Решение выделить в качестве особого раздела историю отечественной психологии в сочетании со стремлением сохранить в изложении две истории советской психологии привело к тому, что параграфы, посвященные характеристике взглядов К.Н. Корнилова, П.П. Блонского, Л.С. Выготского, М.Я. Басова, С.Л. Рубинштейна и А.Н. Леонтьева [153, т. 1, с. 214226], оказались не в главе «Российская психология в советский период», а в главе «Русская психологическая мысль второй половины XIX – начала XX вв.», что выглядит, конечно, довольно странно.
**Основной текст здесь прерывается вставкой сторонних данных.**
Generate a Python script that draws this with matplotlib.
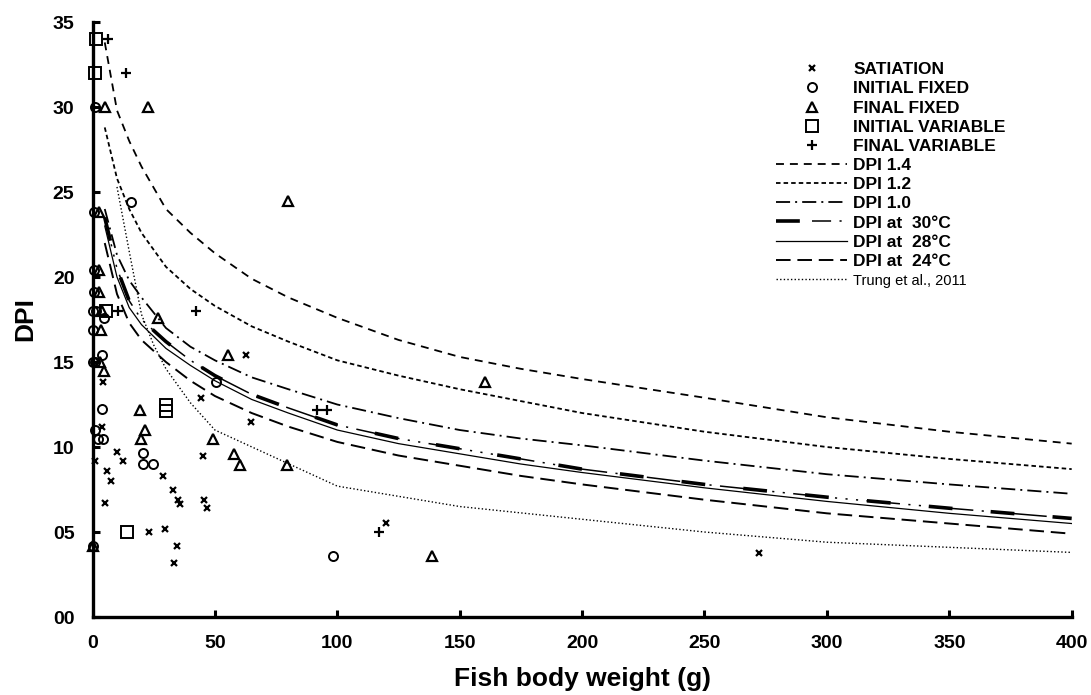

Это, как нам представляется, не досадная оплошность, а прямое следствие исходного двойственного понимания советской психологии: практически невозможно совместить в одной главе, в виде единого текста две истории советской психологии: с одной стороны, как науки обычной, «нормальной», с другой – как науки марксистской, идеологизированной, репрессированной.
Таким образом, рассматриваемой работе присущи те же два характерных момента, что и учебному пособию [154], но в несколько иной редакции: во-первых, вся история психологии представлена, как и прежде, в виде состоящей из двух частей – на этот раз истории отечественной и зарубежной психологии, причем советский период также, как и ранее, рассматривается в отдельной главе, но здесь она является одной из трех глав, посвященных всей российской психологии (вследствие чего контекстуальное представление советской психологии оказывается проблемой изложения уже не столько мировой, сколько российской психологии); во-вторых, сведения о советской психологии излагаются по-прежнему дважды, но не в общей и отдельной главах, как раньше, а в главах, посвященных истории российской психологии, т.е. не в мировом, а в российском историко-психологическом контексте. Изложение остальных интересующих нас вопросов – касающихся периодизации, классификации и значения советской психологии – осталось в данной работе без каких-либо изменений по сравнению с изданием 1994 г. [154].